“Es verano, la vida se
pudre en el calor.
Todavía escucha, algunas noches, a una mujer que les canta a sus niños;
otras noches, tras la puerta de la habitación, su cuerpo desnudo no existe.”
Todavía escucha, algunas noches, a una mujer que les canta a sus niños;
otras noches, tras la puerta de la habitación, su cuerpo desnudo no existe.”
Me he adentrado en el universo de Louise Glück y he sofocado el calor del verano. Han vuelto las imágenes de antaño. Las luces afuera, en la montaña, en los viajes familiares. La brisa del mar, si había tocado la costa en las vacaciones. La crudeza de la relaciones familiares ante lo que socialmente se establece, o se exige, como “tiempo de placer”. Contradicciones que la hicieron a una un poco mármol, un poco flor.
Siempre llevo una toalla en la mochila cuando salgo. Mi madre me enseñó a no desaprovechar nunca un río en el que remojar los pies. Ella no dejaba escapar uno y nos animaba a descalzarnos y a sentir el hielo en los tobillos. ¡Aguantad!, nos decía. Nos resistíamos creyendo que eran locuras de mujer del Pirineo. Qué obsesión con entrar en el río, pensábamos. Ahora soy yo la que lleva la toalla y se saca los zapatos. La que dice al resto: ¡aguantad! Ella ya no viene al río con nosotros. Ya no sale. Ya no quiere. Cuando me pregunto por qué seguirá conmigo esa rutina recuerdo cómo Verónica Gerber Bicecci escribía, en Conjunto vacío, que “lo verdaderamente alucinante es que el pasado, al parecer, no desaparece, se queda ahí flotando en algún lugar y no deja de reconfigurarse.”
Flota con nosotros la herencia de aquellos estíos. Se quedan grabadas sus rutinas. Reproducimos (reconfiguramos) las acciones como nuestras. Quizá pensando que no deben perderse. Quizá con el temor de que si no repetimos sus gestos, naufragaran del todo. Elvira Lindo en A corazón abierto, decía que los oía, a ellos, a los fantasmas, y que prestaba atención porque temía que el olvido le robara el color de sus voces. Eso será.
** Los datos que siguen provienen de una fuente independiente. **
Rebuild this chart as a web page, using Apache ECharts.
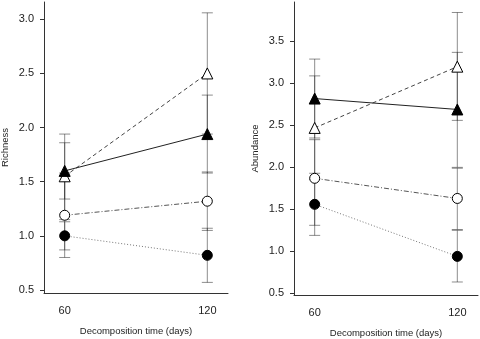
<!DOCTYPE html>
<html>
<head>
<meta charset="utf-8">
<script src="https://cdn.jsdelivr.net/npm/echarts@6/dist/echarts.min.js"></script>
<style>
html,body{margin:0;padding:0;background:#fff;}
#chart{width:480px;height:339px;}
</style>
</head>
<body>
<div id="chart"></div>
<script>
// ---- data ----
const days = [60, 120];
const richnessTicks = [0.5, 1.0, 1.5, 2.0, 2.5, 3.0];
const abundanceTicks = [0.5, 1.0, 1.5, 2.0, 2.5, 3.0, 3.5];

// Richness (left panel)
const richOpenTri = [1.55, 2.50];
const richOpenTriLow = [1.15, 1.94];
const richOpenTriHigh = [1.94, 3.06];
const richFilledTri = [1.60, 1.94];
const richFilledTriLow = [1.34, 1.58];
const richFilledTriHigh = [1.86, 2.30];
const richOpenCircle = [1.19, 1.32];
const richOpenCircleLow = [0.80, 1.05];
const richOpenCircleHigh = [1.58, 1.59];
const richFilledCircle = [1.00, 0.82];
const richFilledCircleLow = [0.87, 0.57];
const richFilledCircleHigh = [1.13, 1.07];

// Abundance (right panel)
const abuOpenTri = [2.47, 3.20];
const abuOpenTriLow = [1.86, 2.56];
const abuOpenTriHigh = [3.09, 3.845];
const abuFilledTri = [2.82, 2.69];
const abuFilledTriLow = [2.35, 2.00];
const abuFilledTriHigh = [3.29, 3.37];
const abuOpenCircle = [1.87, 1.63];
const abuOpenCircleLow = [1.31, 1.26];
const abuOpenCircleHigh = [2.33, 1.99];
const abuFilledCircle = [1.56, 0.94];
const abuFilledCircleLow = [1.19, 0.635];
const abuFilledCircleHigh = [1.93, 1.25];

// ---- chart ----
const pairs = (ys) => days.map((d, i) => [d, ys[i]]);
const bars = (lows, highs) => days.map((d, i) => [d, lows[i], highs[i]]);

const FONT = 'Liberation Sans, Arial, sans-serif';
const TXT = '#222';

function errSeries(idx, data) {
  return {
    type: 'custom', xAxisIndex: idx, yAxisIndex: idx, z: 1, silent: true,
    encode: { x: 0, y: [1, 2] },
    renderItem: function (params, api) {
      const x = api.value(0), lo = api.value(1), hi = api.value(2);
      const a = api.coord([x, lo]), b = api.coord([x, hi]);
      const w = 5.5;
      const st = { stroke: 'rgba(30,30,30,0.5)', lineWidth: 1, fill: null };
      return { type: 'group', children: [
        { type: 'line', shape: { x1: a[0], y1: a[1], x2: b[0], y2: b[1] }, style: st },
        { type: 'line', shape: { x1: a[0] - w, y1: a[1], x2: a[0] + w, y2: a[1] }, style: st },
        { type: 'line', shape: { x1: b[0] - w, y1: b[1], x2: b[0] + w, y2: b[1] }, style: st }
      ]};
    },
    data: data
  };
}

function lineSeries(idx, ys, symbol, filled, lineType, color, size) {
  return {
    type: 'line', xAxisIndex: idx, yAxisIndex: idx, z: 3, silent: true,
    data: pairs(ys), symbol: symbol, symbolSize: size, showSymbol: true,
    lineStyle: { color: color, width: 1, type: lineType },
    itemStyle: { color: filled ? '#000' : '#fff', borderColor: '#000', borderWidth: 1, opacity: 1 },
    animation: false
  };
}

function yAxis(idx, min, max, ticks, name) {
  return {
    type: 'value', gridIndex: idx, min: min, max: max,
    name: name, nameLocation: 'middle', nameGap: 34,
    nameTextStyle: { fontFamily: FONT, fontSize: 9.5, color: TXT },
    axisLine: { show: true, lineStyle: { color: '#333', width: 1 } },
    axisTick: { show: true, length: 4, customValues: ticks, lineStyle: { color: '#333' } },
    axisLabel: { customValues: ticks, formatter: v => v.toFixed(1), fontFamily: FONT, fontSize: 11, color: TXT, margin: 10 },
    splitLine: { show: false }
  };
}

function xAxis(idx) {
  return {
    type: 'value', gridIndex: idx, min: 51.3, max: 128.7,
    name: 'Decomposition time (days)', nameLocation: 'middle', nameGap: 33,
    nameTextStyle: { fontFamily: FONT, fontSize: 9.5, color: TXT },
    axisLine: { show: true, onZero: false, lineStyle: { color: '#333', width: 1 } },
    axisTick: { show: false },
    axisLabel: { customValues: days, fontFamily: FONT, fontSize: 11, color: TXT, margin: 12 },
    splitLine: { show: false }
  };
}

const chart = echarts.init(document.getElementById('chart'), null, { renderer: 'canvas' });
chart.setOption({
  animation: false,
  backgroundColor: '#fff',
  grid: [
    { left: 44, top: 2, width: 184, height: 291, outerBoundsMode: 'none' },
    { left: 294, top: 2, width: 184, height: 293, outerBoundsMode: 'none' }
  ],
  xAxis: [xAxis(0), xAxis(1)],
  yAxis: [
    yAxis(0, 0.472, 3.16, richnessTicks, 'Richness'),
    yAxis(1, 0.48, 3.97, abundanceTicks, 'Abundance')
  ],
  series: [
    errSeries(0, [
      ...bars(richOpenTriLow, richOpenTriHigh),
      ...bars(richFilledTriLow, richFilledTriHigh),
      ...bars(richOpenCircleLow, richOpenCircleHigh),
      ...bars(richFilledCircleLow, richFilledCircleHigh)
    ]),
    errSeries(1, [
      ...bars(abuOpenTriLow, abuOpenTriHigh),
      ...bars(abuFilledTriLow, abuFilledTriHigh),
      ...bars(abuOpenCircleLow, abuOpenCircleHigh),
      ...bars(abuFilledCircleLow, abuFilledCircleHigh)
    ]),
    lineSeries(0, richFilledCircle, 'circle', true, [1, 2], '#777', 10),
    lineSeries(0, richOpenCircle, 'circle', false, [5, 2, 1, 2], '#555', 10),
    lineSeries(0, richOpenTri, 'triangle', false, [4, 3], '#444', 11),
    lineSeries(0, richFilledTri, 'triangle', true, 'solid', '#222', 11),
    lineSeries(1, abuFilledCircle, 'circle', true, [1, 2], '#777', 10),
    lineSeries(1, abuOpenCircle, 'circle', false, [5, 2, 1, 2], '#555', 10),
    lineSeries(1, abuOpenTri, 'triangle', false, [4, 3], '#444', 11),
    lineSeries(1, abuFilledTri, 'triangle', true, 'solid', '#222', 11)
  ]
});
</script>
</body>
</html>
Estany de Ratera, agosto 2020. |
Por esa razón me detengo cada pocos metros para admirar cada palmo de tierra. Por eso debo llevar los prismáticos a cuestas y, aunque no me sea fácil, busco entre los cerros más altos si pasa algún animal, algún excursionista, algún jeep atrevido. Mi padre hubiera hecho lo mismo. Lo hacía junto a mí. Ahora ya no.
Somos ellos, los fantasmas que ellos son o que fueron. Todo lo que nos enseñaron y vivimos. Lo que entonces no hubiéramos creído que fuéramos capaces de ejecutar treinta años después. Somos calcos de lo bueno y de lo malo. Los veranos con ellos, con sus silencios y su malestar. Somos sus ganas de hacer ver que nada pasaba. Salir al monte o al mar, para intentar engañar a las noches sin sueño y sin estrellas. Circular, circular, circular. No parar. El disimulo del que no está quieto. Tamara Kamenszain, en su Libro de Tamar, afirmaba que "aquí-ahora-antes, siempre circulando por el tiempo". Y aquí estamos, circulando.